With segmenters.conf INTERMEDIATE_MAJORS = false (the default):
| makeresults
| eval _raw="127.0.0.1"
| collect index=walklex_test
$ /opt/splunk/bin/splunk _internal call /data/indexes/walklex_test/roll-hot-buckets
| walklex type=term index=walklex_test
| table term
term
0
1
127
127.0.0.1
Using a source type and segmentation with INTERMEDIATE_MAJORS = true:
term
0
1
127
127.0
127.0.0
127.0.0.1
Both 127.0.0.1 and "127.0.0.1" will use the following base lispy at the indexing tier:
[ AND 0 1 127 ]
You can judge the efficiency of your search using the method you observed in your second question. In the search job inspector, you'll see: "This search has completed and has returned X results by scanning Y events in Z seconds." If X != Y, your search is scanning more events than needed, and introducing TERM() or otherwise modifying your search may improve efficiency.
TERM(127.0.0.1) will use the following base lispy at the indexing tier, also as you observed:
[ AND 127.0.0.1 ]
With INTERMEDIATE_MAJORS = false, TERM(127.0) will return no results.
With INTERMEDIATE_MAJORS = true, TERM(127.0) will return events with 127.0.0.1, 127.0.a$b. 127.0-foo, etc.
If searches with and without TERM() return X results by scanning Y events and X == Y, then the same number of events contain the segmented terms as contain the complete term. In this case, there is no direct efficiency to be gained by using TERM(). If your observations contradict this, i.e. you have events that match 127.1.1.24 but do not match TERM(127.1.1.24), then the answer may have something to do inconsistent time ranges across searches, misconfigured search peers, or misconfigured indexer clustering.
thank you!
I completely understood the clear explanation.
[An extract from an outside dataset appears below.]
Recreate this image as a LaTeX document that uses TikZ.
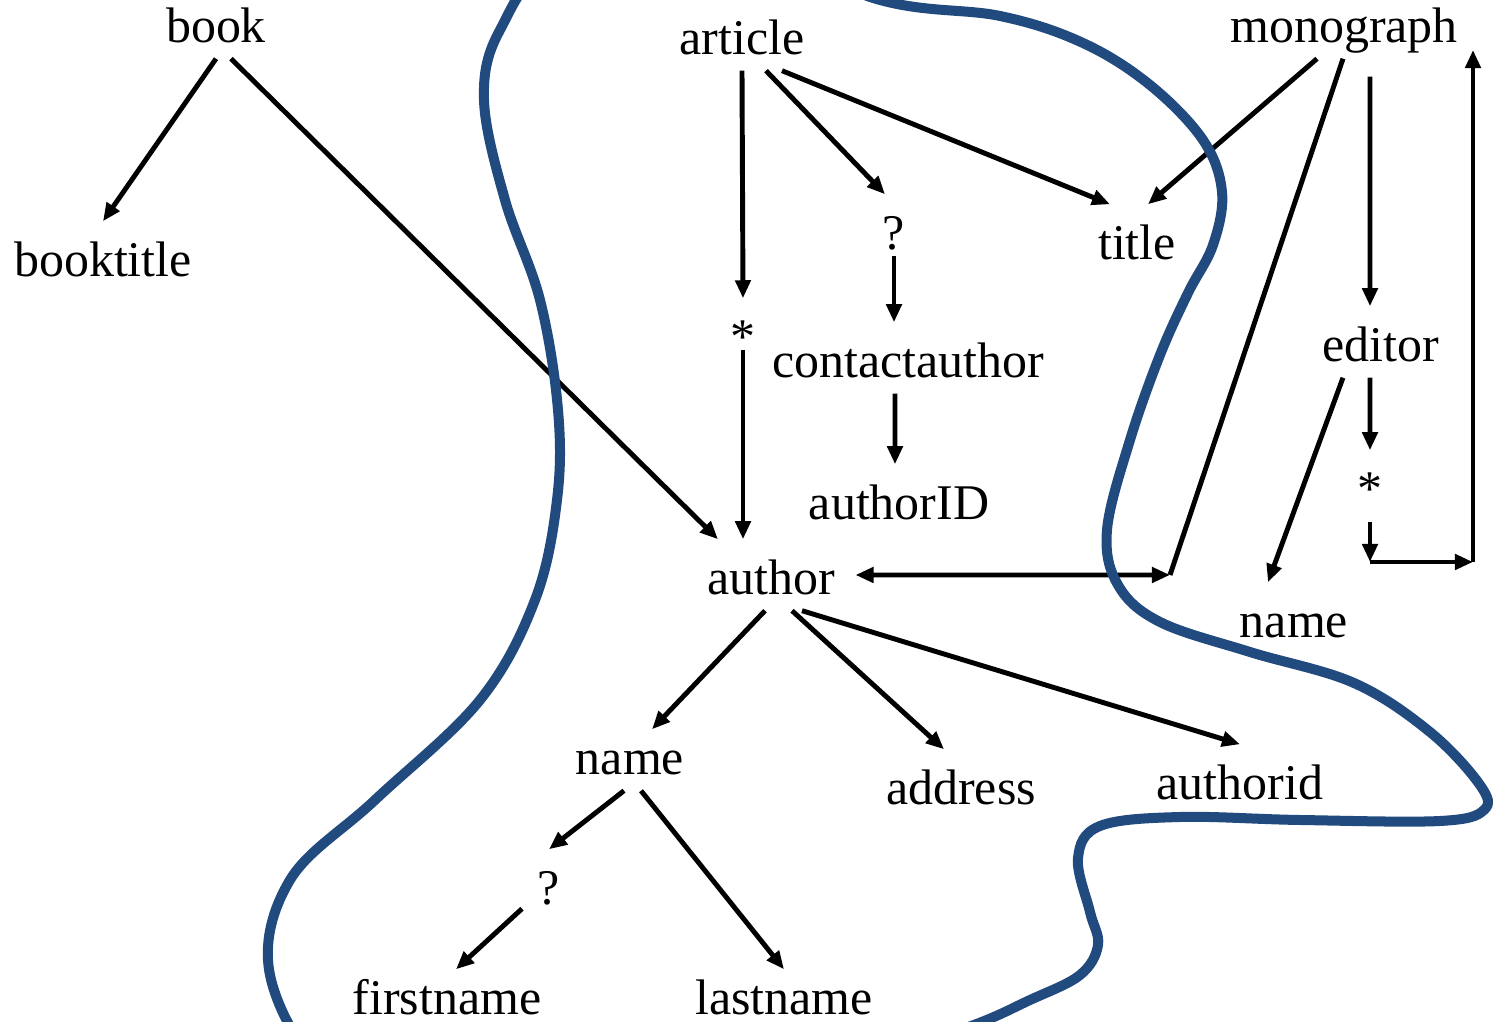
\documentclass[tikz,border=0pt]{standalone}
\usepackage{fontspec}
\setmainfont{Liberation Serif}
\usetikzlibrary{arrows.meta}
\definecolor{blobblue}{RGB}{33,74,126}

\begin{document}
\begin{tikzpicture}[x=0.01cm, y=-0.01cm,
    lbl/.style={anchor=base, font=\fontsize{14.2pt}{17pt}\selectfont, inner xsep=0.2cm, inner ysep=0.1cm, text height=0.45cm, text depth=0.05cm},
    link/.style={line width=1.4pt},
    >={Triangle[length=1.8mm, width=1.5mm]}]
    \useasboundingbox (0,0) rectangle (1493,1022);

    % Nodes
    \node[lbl] (book) at (216,43) {book};
    \node[lbl] (booktitle) at (103,277) {booktitle};
    \node[lbl] (article) at (742,55) {article};
    \node[lbl] (monograph) at (1344,43) {monograph};
    \node[lbl] (opt) at (894,250) {?};
    \node[lbl] (title) at (1137,260) {title};
    \node[lbl] (many) at (743,354) {*};
    \node[lbl] (contact) at (908,378) {contactauthor};
    \node[lbl] (editor) at (1381,362) {editor};
    \node[lbl] (authorID) at (899,520) {authorID};
    \node[lbl] (many2) at (1370,506) {*};
    \node[lbl] (author) at (771,595) {author};
    \node[lbl] (ename) at (1294,638) {name};
    \node[lbl] (name) at (630,775) {name};
    \node[lbl] (address) at (961,805) {address};
    \node[lbl] (aid) at (1240,800) {authorid};
    \node[lbl] (opt2) at (549,905) {?};
    \node[lbl] (firstname) at (447,1015) {firstname};
    \node[lbl] (lastname) at (784,1015) {lastname};

    % Bends of the loop
    \coordinate (corner) at (1170,575);
    \coordinate (c2) at (1370,562);
    \coordinate (c3) at (1473,562);
    \coordinate (c4) at (1473,50);

    % Connections
    \draw[link, ->] (book.south) -- (booktitle.north);
    \draw[link, ->] ([xshift=0.15cm]book.south) -- ([xshift=-0.53cm]author.north);
    \draw[link, ->] (article.south) -- (many.north);
    \draw[link, ->] ([xshift=0.24cm]article.south) -- ([xshift=-0.09cm]opt.north);
    \draw[link, ->] ([xshift=0.4cm]article.south) -- ([xshift=-0.27cm]title.north);
    \draw[link, ->] ([xshift=-0.27cm]monograph.south) -- ([xshift=0.11cm]title.north);
    \draw[link] ([xshift=-0.01cm]monograph.south) -- (corner);
    \draw[link, ->] ([xshift=0.26cm, yshift=-0.18cm]monograph.south) -- ([xshift=-0.11cm]editor.north);
    \draw[link, ->] ([xshift=-0.11cm]editor.south) -- (many2.north);
    \draw[link, ->] ([xshift=-0.38cm]editor.south) -- ([xshift=-0.26cm]ename.north);
    \draw[link, ->] (many2.south) -- (c2);
    \draw[link, ->] (c2) -- (c3);
    \draw[link, ->] (c3) -- (c4);
    \draw[link, <->] (author.east) -- (corner);
    \draw[link, ->] ([yshift=0.1cm]opt.south) -- (opt.south |- contact.north);
    \draw[link, ->] ([xshift=-0.13cm]contact.south) -- ([xshift=-0.04cm]authorID.north);
    \draw[link, ->] ([yshift=0.2cm]many.south) -- (many.south |- author.north);
    \draw[link, ->] ([xshift=-0.06cm]author.south) -- ([xshift=0.22cm, yshift=-0.1cm]name.north);
    \draw[link, ->] ([xshift=0.21cm]author.south) -- ([xshift=-0.17cm]address.north);
    \draw[link, ->] ([xshift=0.31cm]author.south) -- (aid.north);
    \draw[link, ->] ([xshift=-0.06cm]name.south) -- (opt2.north);
    \draw[link, ->] ([xshift=-0.27cm, yshift=0.12cm]opt2.south) -- ([xshift=0.09cm, yshift=-0.1cm]firstname.north);
    \draw[link, ->] ([xshift=0.11cm]name.south) -- ([yshift=-0.1cm]lastname.north);

    % Boundary
    \begin{scope}
        \clip (0,0) rectangle (1493,1022);
        \draw[blobblue, line width=0.1cm] plot[smooth cycle, tension=0.6] coordinates {
            (330,1075) (270,975) (290,880) (375,800) (480,700) (535,600) (557,500)
            (558,410) (540,300) (505,200) (484,100) (500,30) (560,-40) (720,-60)
            (880,0) (1000,16) (1083,43) (1150,85) (1203,140) (1222,192) (1213,245)
            (1188,293) (1160,355) (1130,440) (1107,530) (1118,585) (1160,622)
            (1250,652) (1354,683) (1430,732) (1480,785) (1484,810) (1440,821)
            (1300,820) (1180,817) (1100,826) (1078,858) (1090,912) (1098,945)
            (1080,975) (1030,1000) (960,1030) (800,1080) (450,1110)};
    \end{scope}
\end{tikzpicture}
\end{document}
Adding to that answer - your search term if you just search for "1.2.3.4" might not encompass a whole major-breaker-delimited search term but be somewhere in the middle of a "word" delimited by minor breakers - like "version.1.2.3.4". So Splunk searches for 1, 2, 3 and 4 separately and checks if the events matching all of those partial terms match the literal search term.
If you explicitly tell it to find TERM(1.2.3.4), it will find only those events for which the term 1.2.3.4.